━━ INPUT RECORDS ━━

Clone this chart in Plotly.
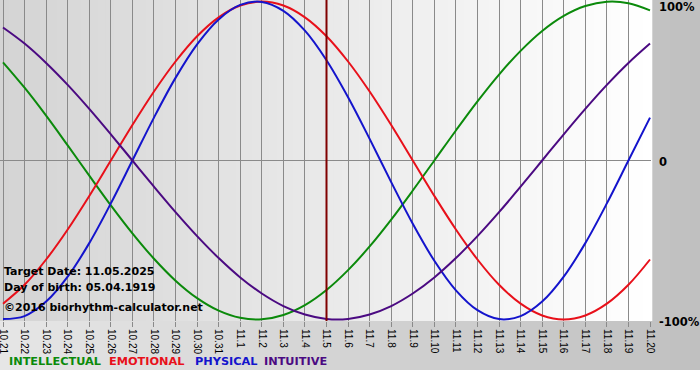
import plotly.graph_objects as go

# ---- data ----
dates = ["10.21", "10.22", "10.23", "10.24", "10.25", "10.26", "10.27", "10.28", "10.29", "10.30", "10.31",
         "11.1", "11.2", "11.3", "11.4", "11.5", "11.6", "11.7", "11.8", "11.9", "11.10",
         "11.11", "11.12", "11.13", "11.14", "11.15", "11.16", "11.17", "11.18", "11.19", "11.20"]

physical = [-0.998, -0.979, -0.888, -0.731, -0.520, -0.270, 0.000, 0.270, 0.520, 0.731, 0.888,
            0.979, 0.998, 0.942, 0.817, 0.631, 0.398, 0.136, -0.136, -0.398, -0.631,
            -0.817, -0.942, -0.998, -0.979, -0.888, -0.731, -0.520, -0.270, 0.000, 0.270]
emotional = [-0.901, -0.782, -0.623, -0.434, -0.223, 0.000, 0.223, 0.434, 0.623, 0.782, 0.901,
             0.975, 1.000, 0.975, 0.901, 0.782, 0.623, 0.434, 0.223, 0.000, -0.223,
             -0.434, -0.623, -0.782, -0.901, -0.975, -1.000, -0.975, -0.901, -0.782, -0.623]
intellectual = [0.618, 0.458, 0.282, 0.095, -0.095, -0.282, -0.458, -0.618, -0.756, -0.866, -0.945,
                -0.990, -0.999, -0.972, -0.910, -0.815, -0.690, -0.541, -0.372, -0.189, 0.000,
                0.189, 0.372, 0.541, 0.690, 0.815, 0.910, 0.972, 0.999, 0.990, 0.945]
intuitive = [0.837, 0.736, 0.614, 0.476, 0.325, 0.165, 0.000, -0.165, -0.325, -0.476, -0.614,
             -0.736, -0.837, -0.916, -0.969, -0.997, -0.997, -0.969, -0.916, -0.837, -0.736,
             -0.614, -0.476, -0.325, -0.165, 0.000, 0.165, 0.325, 0.476, 0.614, 0.736]

series_names = ["INTELLECTUAL", "EMOTIONAL", "PHYSICAL", "INTUITIVE"]
series_values = [intellectual, emotional, physical, intuitive]
series_colors = ["#0b8a0b", "#e8101a", "#1414cc", "#4b0a82"]

target_date = "11.5"
info_lines = ["Target Date: 11.05.2025", "Day of birth: 05.04.1919", "\u00a92016 biorhythm-calculator.net"]
y_labels = ["100%", "0", "-100%"]

# ---- layout geometry ----
W, H = 700, 380
ML, MR, MT, MB = 0, 49, 0, 59
PW, PH = W - ML - MR, H - MT - MB


def px_x(px):
    return (px - ML) / PW


def px_y(py):
    return (H - MB - py) / PH


fig = go.Figure()

shapes = []
# paper background gradient (grey band)
N = 70
for k in range(N):
    x0 = k * W / N
    x1 = (k + 1) * W / N
    c = round(230 - (230 - 192) * (k + 0.5) / N)
    shapes.append(dict(type="rect", xref="paper", yref="paper", x0=px_x(x0), x1=px_x(x1) + 0.002,
                       y0=px_y(370), y1=px_y(0), fillcolor=f"rgb({c},{c},{c})", line_width=0, layer="below"))
# plot area gradient
N2 = 80
for k in range(N2):
    c = round(212 + (255 - 212) * (k + 0.5) / N2)
    shapes.append(dict(type="rect", xref="paper", yref="paper", x0=k / N2, x1=(k + 1) / N2 + 0.002,
                       y0=0, y1=1, fillcolor=f"rgb({c},{c},{c})", line_width=0, layer="below"))
fig.update_layout(shapes=shapes)

for name, vals, col in zip(series_names, series_values, series_colors):
    fig.add_trace(go.Scatter(x=dates, y=vals, mode="lines", name=name,
                             line=dict(color=col, width=2, shape="spline", smoothing=1.0),
                             hoverinfo="skip", showlegend=False))

# target date line
fig.add_shape(type="line", xref="x", yref="paper", x0=dates.index(target_date), x1=dates.index(target_date),
              y0=0, y1=1, line=dict(color="#800000", width=2), layer="above")

annotations = []
# info text block
for txt, py in zip(info_lines, [271, 287, 307]):
    annotations.append(dict(text=f"<b>{txt}</b>", xref="paper", yref="paper", x=px_x(2), y=px_y(py),
                            xanchor="left", yanchor="middle", showarrow=False,
                            font=dict(family="DejaVu Sans", size=11, color="black")))
# right-side labels
for txt, py in zip(y_labels, [7, 162, 322]):
    annotations.append(dict(text=f"<b>{txt}</b>", xref="paper", yref="paper", x=px_x(657), y=px_y(py),
                            xanchor="left", yanchor="middle", showarrow=False,
                            font=dict(family="DejaVu Sans", size=11.5, color="black")))
# legend texts
for name, col, lx in zip(series_names, series_colors, [7, 107, 193, 262]):
    annotations.append(dict(text=f"<b>{name}</b>", xref="paper", yref="paper", x=px_x(lx), y=px_y(361),
                            xanchor="left", yanchor="middle", showarrow=False,
                            font=dict(family="DejaVu Sans", size=11.3, color=col)))
fig.update_layout(annotations=annotations)

fig.update_layout(
    width=W, height=H,
    margin=dict(l=ML, r=MR, t=MT, b=MB, pad=0, autoexpand=False),
    paper_bgcolor="white",
    plot_bgcolor="rgba(0,0,0,0)",
    showlegend=False,
    xaxis=dict(type="category", range=[-0.139, 30.046], showgrid=True, gridcolor="#8a8a8a", gridwidth=1,
               ticks="outside", ticklen=5, tickcolor="#8a8a8a", tickwidth=1, tickangle=90,
               tickfont=dict(family="Liberation Sans", size=10, color="black"), automargin=False,
               showline=False, zeroline=False, fixedrange=True),
    yaxis=dict(range=[-1.01, 1.01], showgrid=False, zeroline=True, zerolinecolor="#8a8a8a", zerolinewidth=1,
               showticklabels=False, ticks="", showline=False, fixedrange=True, automargin=False),
)

fig.write_html("out.html", config={"displayModeBar": False},
               post_script="document.body.style.margin='0';document.body.style.padding='0';")
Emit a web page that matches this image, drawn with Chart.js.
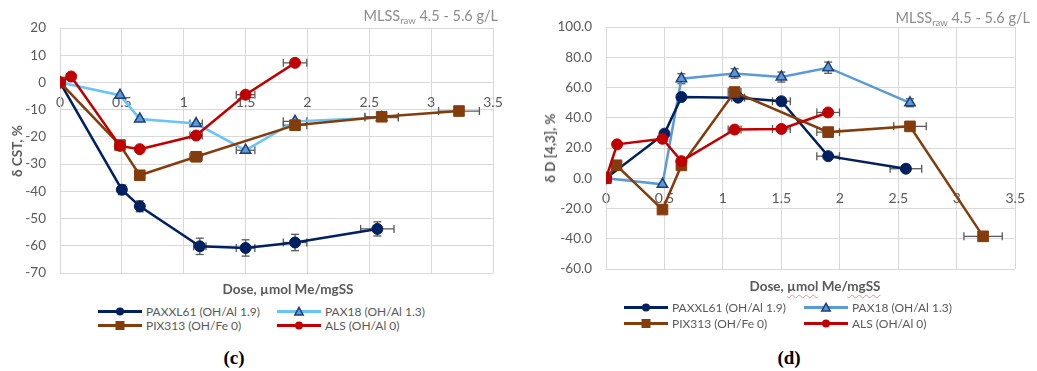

━━━

#### AIM:
Please write out all of the material above without changing a word, and omit any pictures.

#### ANSWER:
Clone this chart in Plotly.
import plotly.graph_objects as go

# ---- data ----
dates = ["10.21", "10.22", "10.23", "10.24", "10.25", "10.26", "10.27", "10.28", "10.29", "10.30", "10.31",
         "11.1", "11.2", "11.3", "11.4", "11.5", "11.6", "11.7", "11.8", "11.9", "11.10",
         "11.11", "11.12", "11.13", "11.14", "11.15", "11.16", "11.17", "11.18", "11.19", "11.20"]

physical = [-0.998, -0.979, -0.888, -0.731, -0.520, -0.270, 0.000, 0.270, 0.520, 0.731, 0.888,
            0.979, 0.998, 0.942, 0.817, 0.631, 0.398, 0.136, -0.136, -0.398, -0.631,
            -0.817, -0.942, -0.998, -0.979, -0.888, -0.731, -0.520, -0.270, 0.000, 0.270]
emotional = [-0.901, -0.782, -0.623, -0.434, -0.223, 0.000, 0.223, 0.434, 0.623, 0.782, 0.901,
             0.975, 1.000, 0.975, 0.901, 0.782, 0.623, 0.434, 0.223, 0.000, -0.223,
             -0.434, -0.623, -0.782, -0.901, -0.975, -1.000, -0.975, -0.901, -0.782, -0.623]
intellectual = [0.618, 0.458, 0.282, 0.095, -0.095, -0.282, -0.458, -0.618, -0.756, -0.866, -0.945,
                -0.990, -0.999, -0.972, -0.910, -0.815, -0.690, -0.541, -0.372, -0.189, 0.000,
                0.189, 0.372, 0.541, 0.690, 0.815, 0.910, 0.972, 0.999, 0.990, 0.945]
intuitive = [0.837, 0.736, 0.614, 0.476, 0.325, 0.165, 0.000, -0.165, -0.325, -0.476, -0.614,
             -0.736, -0.837, -0.916, -0.969, -0.997, -0.997, -0.969, -0.916, -0.837, -0.736,
             -0.614, -0.476, -0.325, -0.165, 0.000, 0.165, 0.325, 0.476, 0.614, 0.736]

series_names = ["INTELLECTUAL", "EMOTIONAL", "PHYSICAL", "INTUITIVE"]
series_values = [intellectual, emotional, physical, intuitive]
series_colors = ["#0b8a0b", "#e8101a", "#1414cc", "#4b0a82"]

target_date = "11.5"
info_lines = ["Target Date: 11.05.2025", "Day of birth: 05.04.1919", "\u00a92016 biorhythm-calculator.net"]
y_labels = ["100%", "0", "-100%"]

# ---- layout geometry ----
W, H = 700, 380
ML, MR, MT, MB = 0, 49, 0, 59
PW, PH = W - ML - MR, H - MT - MB


def px_x(px):
    return (px - ML) / PW


def px_y(py):
    return (H - MB - py) / PH


fig = go.Figure()

shapes = []
# paper background gradient (grey band)
N = 70
for k in range(N):
    x0 = k * W / N
    x1 = (k + 1) * W / N
    c = round(230 - (230 - 192) * (k + 0.5) / N)
    shapes.append(dict(type="rect", xref="paper", yref="paper", x0=px_x(x0), x1=px_x(x1) + 0.002,
                       y0=px_y(370), y1=px_y(0), fillcolor=f"rgb({c},{c},{c})", line_width=0, layer="below"))
# plot area gradient
N2 = 80
for k in range(N2):
    c = round(212 + (255 - 212) * (k + 0.5) / N2)
    shapes.append(dict(type="rect", xref="paper", yref="paper", x0=k / N2, x1=(k + 1) / N2 + 0.002,
                       y0=0, y1=1, fillcolor=f"rgb({c},{c},{c})", line_width=0, layer="below"))
fig.update_layout(shapes=shapes)

for name, vals, col in zip(series_names, series_values, series_colors):
    fig.add_trace(go.Scatter(x=dates, y=vals, mode="lines", name=name,
                             line=dict(color=col, width=2, shape="spline", smoothing=1.0),
                             hoverinfo="skip", showlegend=False))

# target date line
fig.add_shape(type="line", xref="x", yref="paper", x0=dates.index(target_date), x1=dates.index(target_date),
              y0=0, y1=1, line=dict(color="#800000", width=2), layer="above")

annotations = []
# info text block
for txt, py in zip(info_lines, [271, 287, 307]):
    annotations.append(dict(text=f"<b>{txt}</b>", xref="paper", yref="paper", x=px_x(2), y=px_y(py),
                            xanchor="left", yanchor="middle", showarrow=False,
                            font=dict(family="DejaVu Sans", size=11, color="black")))
# right-side labels
for txt, py in zip(y_labels, [7, 162, 322]):
    annotations.append(dict(text=f"<b>{txt}</b>", xref="paper", yref="paper", x=px_x(657), y=px_y(py),
                            xanchor="left", yanchor="middle", showarrow=False,
                            font=dict(family="DejaVu Sans", size=11.5, color="black")))
# legend texts
for name, col, lx in zip(series_names, series_colors, [7, 107, 193, 262]):
    annotations.append(dict(text=f"<b>{name}</b>", xref="paper", yref="paper", x=px_x(lx), y=px_y(361),
                            xanchor="left", yanchor="middle", showarrow=False,
                            font=dict(family="DejaVu Sans", size=11.3, color=col)))
fig.update_layout(annotations=annotations)

fig.update_layout(
    width=W, height=H,
    margin=dict(l=ML, r=MR, t=MT, b=MB, pad=0, autoexpand=False),
    paper_bgcolor="white",
    plot_bgcolor="rgba(0,0,0,0)",
    showlegend=False,
    xaxis=dict(type="category", range=[-0.139, 30.046], showgrid=True, gridcolor="#8a8a8a", gridwidth=1,
               ticks="outside", ticklen=5, tickcolor="#8a8a8a", tickwidth=1, tickangle=90,
               tickfont=dict(family="Liberation Sans", size=10, color="black"), automargin=False,
               showline=False, zeroline=False, fixedrange=True),
    yaxis=dict(range=[-1.01, 1.01], showgrid=False, zeroline=True, zerolinecolor="#8a8a8a", zerolinewidth=1,
               showticklabels=False, ticks="", showline=False, fixedrange=True, automargin=False),
)

fig.write_html("out.html", config={"displayModeBar": False},
               post_script="document.body.style.margin='0';document.body.style.padding='0';")
Emit a web page that matches this image, drawn with Chart.js.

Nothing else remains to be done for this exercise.